- _DATA EXTRACT_:

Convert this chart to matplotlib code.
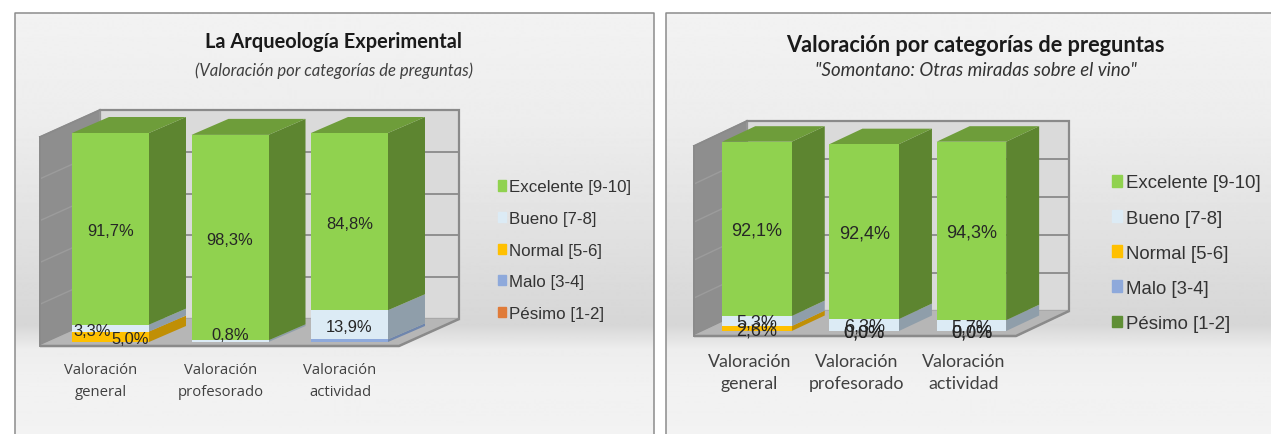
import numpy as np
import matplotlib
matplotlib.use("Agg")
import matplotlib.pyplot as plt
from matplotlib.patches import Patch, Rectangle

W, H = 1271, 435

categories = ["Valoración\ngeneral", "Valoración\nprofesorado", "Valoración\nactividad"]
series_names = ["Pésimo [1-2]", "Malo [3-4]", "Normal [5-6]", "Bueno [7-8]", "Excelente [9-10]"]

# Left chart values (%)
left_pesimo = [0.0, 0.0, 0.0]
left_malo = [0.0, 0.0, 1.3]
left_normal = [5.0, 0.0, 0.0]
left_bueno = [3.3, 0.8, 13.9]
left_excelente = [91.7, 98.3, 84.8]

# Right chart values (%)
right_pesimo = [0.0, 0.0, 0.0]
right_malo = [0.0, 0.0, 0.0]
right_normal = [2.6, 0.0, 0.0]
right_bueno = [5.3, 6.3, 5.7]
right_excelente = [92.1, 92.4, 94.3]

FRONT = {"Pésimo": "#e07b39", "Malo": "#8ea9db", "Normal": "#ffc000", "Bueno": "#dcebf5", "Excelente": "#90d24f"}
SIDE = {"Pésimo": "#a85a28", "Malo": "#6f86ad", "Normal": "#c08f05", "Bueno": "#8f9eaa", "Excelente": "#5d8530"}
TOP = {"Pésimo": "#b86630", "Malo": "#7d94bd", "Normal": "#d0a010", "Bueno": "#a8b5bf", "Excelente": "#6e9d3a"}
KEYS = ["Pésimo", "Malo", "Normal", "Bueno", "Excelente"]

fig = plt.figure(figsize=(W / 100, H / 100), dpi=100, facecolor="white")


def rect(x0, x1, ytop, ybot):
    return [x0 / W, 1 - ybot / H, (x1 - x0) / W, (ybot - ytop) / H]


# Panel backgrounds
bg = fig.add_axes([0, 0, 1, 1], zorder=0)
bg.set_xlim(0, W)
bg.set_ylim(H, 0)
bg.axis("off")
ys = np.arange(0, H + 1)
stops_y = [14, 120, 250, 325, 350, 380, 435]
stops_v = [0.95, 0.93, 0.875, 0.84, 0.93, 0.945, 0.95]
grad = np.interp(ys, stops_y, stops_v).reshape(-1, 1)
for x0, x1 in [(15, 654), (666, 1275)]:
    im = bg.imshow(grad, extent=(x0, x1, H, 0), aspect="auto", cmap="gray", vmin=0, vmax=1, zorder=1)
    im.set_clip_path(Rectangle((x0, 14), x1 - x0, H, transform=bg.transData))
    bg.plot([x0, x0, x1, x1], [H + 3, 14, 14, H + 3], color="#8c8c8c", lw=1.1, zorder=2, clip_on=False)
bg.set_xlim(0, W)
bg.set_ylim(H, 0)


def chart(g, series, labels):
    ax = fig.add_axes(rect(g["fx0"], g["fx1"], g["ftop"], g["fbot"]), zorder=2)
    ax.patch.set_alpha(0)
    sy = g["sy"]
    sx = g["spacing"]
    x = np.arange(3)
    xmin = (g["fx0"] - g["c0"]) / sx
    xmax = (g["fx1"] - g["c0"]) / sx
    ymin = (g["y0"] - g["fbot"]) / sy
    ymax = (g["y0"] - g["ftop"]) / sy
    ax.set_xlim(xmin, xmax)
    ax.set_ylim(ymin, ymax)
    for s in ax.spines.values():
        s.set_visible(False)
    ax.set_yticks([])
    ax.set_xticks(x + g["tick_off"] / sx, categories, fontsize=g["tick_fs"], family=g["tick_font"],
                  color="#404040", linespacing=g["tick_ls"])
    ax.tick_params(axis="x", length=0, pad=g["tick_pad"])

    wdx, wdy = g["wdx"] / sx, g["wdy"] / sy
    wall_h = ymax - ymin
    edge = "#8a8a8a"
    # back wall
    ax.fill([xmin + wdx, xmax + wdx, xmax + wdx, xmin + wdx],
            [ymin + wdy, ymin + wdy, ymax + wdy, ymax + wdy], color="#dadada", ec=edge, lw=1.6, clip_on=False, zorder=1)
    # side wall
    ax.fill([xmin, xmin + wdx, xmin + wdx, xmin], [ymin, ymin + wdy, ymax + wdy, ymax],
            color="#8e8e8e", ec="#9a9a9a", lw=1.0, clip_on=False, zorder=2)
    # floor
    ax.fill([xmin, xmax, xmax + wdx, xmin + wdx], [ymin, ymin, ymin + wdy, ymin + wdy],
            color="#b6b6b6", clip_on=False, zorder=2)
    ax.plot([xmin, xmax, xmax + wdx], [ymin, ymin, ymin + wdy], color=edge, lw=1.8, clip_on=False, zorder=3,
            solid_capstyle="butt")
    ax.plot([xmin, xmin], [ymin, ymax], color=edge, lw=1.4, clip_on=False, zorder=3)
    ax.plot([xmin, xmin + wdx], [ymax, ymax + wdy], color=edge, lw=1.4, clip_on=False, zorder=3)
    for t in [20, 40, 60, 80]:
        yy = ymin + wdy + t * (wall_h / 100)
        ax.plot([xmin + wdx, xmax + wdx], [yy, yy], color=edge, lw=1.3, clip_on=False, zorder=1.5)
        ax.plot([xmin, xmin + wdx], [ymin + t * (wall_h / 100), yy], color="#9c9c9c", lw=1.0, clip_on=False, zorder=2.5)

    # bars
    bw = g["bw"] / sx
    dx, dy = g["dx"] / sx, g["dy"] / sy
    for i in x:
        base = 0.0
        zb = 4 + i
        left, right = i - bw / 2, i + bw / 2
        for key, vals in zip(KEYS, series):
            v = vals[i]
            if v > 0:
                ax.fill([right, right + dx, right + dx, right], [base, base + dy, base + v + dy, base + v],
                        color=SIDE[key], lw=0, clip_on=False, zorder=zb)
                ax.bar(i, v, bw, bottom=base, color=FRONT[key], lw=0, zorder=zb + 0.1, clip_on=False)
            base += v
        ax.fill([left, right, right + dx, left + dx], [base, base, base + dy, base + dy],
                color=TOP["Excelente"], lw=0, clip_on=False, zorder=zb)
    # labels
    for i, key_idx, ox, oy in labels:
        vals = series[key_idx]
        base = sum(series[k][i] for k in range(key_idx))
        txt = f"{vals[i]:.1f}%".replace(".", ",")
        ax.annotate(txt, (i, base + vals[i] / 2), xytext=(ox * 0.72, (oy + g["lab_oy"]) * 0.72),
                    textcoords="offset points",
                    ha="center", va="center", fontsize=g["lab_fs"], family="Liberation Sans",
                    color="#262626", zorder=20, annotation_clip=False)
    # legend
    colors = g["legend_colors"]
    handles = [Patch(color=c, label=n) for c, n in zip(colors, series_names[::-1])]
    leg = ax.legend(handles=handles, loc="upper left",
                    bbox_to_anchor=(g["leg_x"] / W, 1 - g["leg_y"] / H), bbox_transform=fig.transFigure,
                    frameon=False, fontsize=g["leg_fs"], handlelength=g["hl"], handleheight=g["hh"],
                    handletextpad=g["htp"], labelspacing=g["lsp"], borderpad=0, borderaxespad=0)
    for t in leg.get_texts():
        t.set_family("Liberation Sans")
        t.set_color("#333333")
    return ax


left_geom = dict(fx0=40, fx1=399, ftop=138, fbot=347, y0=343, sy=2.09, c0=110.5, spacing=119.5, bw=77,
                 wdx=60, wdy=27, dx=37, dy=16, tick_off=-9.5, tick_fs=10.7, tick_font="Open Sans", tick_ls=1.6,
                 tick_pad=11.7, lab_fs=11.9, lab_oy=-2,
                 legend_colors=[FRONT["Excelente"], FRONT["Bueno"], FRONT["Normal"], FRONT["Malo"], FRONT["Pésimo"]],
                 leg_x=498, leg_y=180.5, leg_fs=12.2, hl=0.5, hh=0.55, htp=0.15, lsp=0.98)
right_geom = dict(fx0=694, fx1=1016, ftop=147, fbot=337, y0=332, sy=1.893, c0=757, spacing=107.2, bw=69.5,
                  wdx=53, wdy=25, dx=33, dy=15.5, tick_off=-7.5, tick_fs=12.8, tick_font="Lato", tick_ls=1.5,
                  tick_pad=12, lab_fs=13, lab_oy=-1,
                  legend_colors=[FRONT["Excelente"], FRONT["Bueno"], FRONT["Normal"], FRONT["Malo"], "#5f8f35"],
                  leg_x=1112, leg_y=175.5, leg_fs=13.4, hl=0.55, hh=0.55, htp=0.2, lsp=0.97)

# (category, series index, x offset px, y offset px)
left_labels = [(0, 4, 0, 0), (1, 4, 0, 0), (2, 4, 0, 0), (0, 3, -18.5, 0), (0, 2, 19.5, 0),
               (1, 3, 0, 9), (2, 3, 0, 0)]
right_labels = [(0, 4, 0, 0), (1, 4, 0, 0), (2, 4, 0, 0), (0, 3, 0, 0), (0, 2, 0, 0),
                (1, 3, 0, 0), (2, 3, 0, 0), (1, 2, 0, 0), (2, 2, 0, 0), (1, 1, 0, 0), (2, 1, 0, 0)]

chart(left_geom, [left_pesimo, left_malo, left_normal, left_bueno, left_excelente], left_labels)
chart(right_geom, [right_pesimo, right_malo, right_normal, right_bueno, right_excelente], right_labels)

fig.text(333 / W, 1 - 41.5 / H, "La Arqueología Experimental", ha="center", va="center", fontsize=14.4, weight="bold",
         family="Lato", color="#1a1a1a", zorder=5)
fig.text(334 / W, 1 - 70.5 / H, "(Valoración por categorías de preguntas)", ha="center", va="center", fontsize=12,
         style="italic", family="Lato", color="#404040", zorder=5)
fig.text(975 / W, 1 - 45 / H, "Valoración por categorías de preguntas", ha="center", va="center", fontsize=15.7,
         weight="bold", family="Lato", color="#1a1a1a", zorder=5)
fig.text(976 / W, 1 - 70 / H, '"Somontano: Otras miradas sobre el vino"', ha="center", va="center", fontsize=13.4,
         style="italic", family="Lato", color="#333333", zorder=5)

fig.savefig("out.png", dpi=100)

- _SET TASK_:
Quote, exactly and only, the lines from the first line of the data above through the line containing "W, H = 1271, 435". The pictures do not belong in it.

- _ANSWER_:
Convert this chart to matplotlib code.
import numpy as np
import matplotlib
matplotlib.use("Agg")
import matplotlib.pyplot as plt
from matplotlib.patches import Patch, Rectangle

W, H = 1271, 435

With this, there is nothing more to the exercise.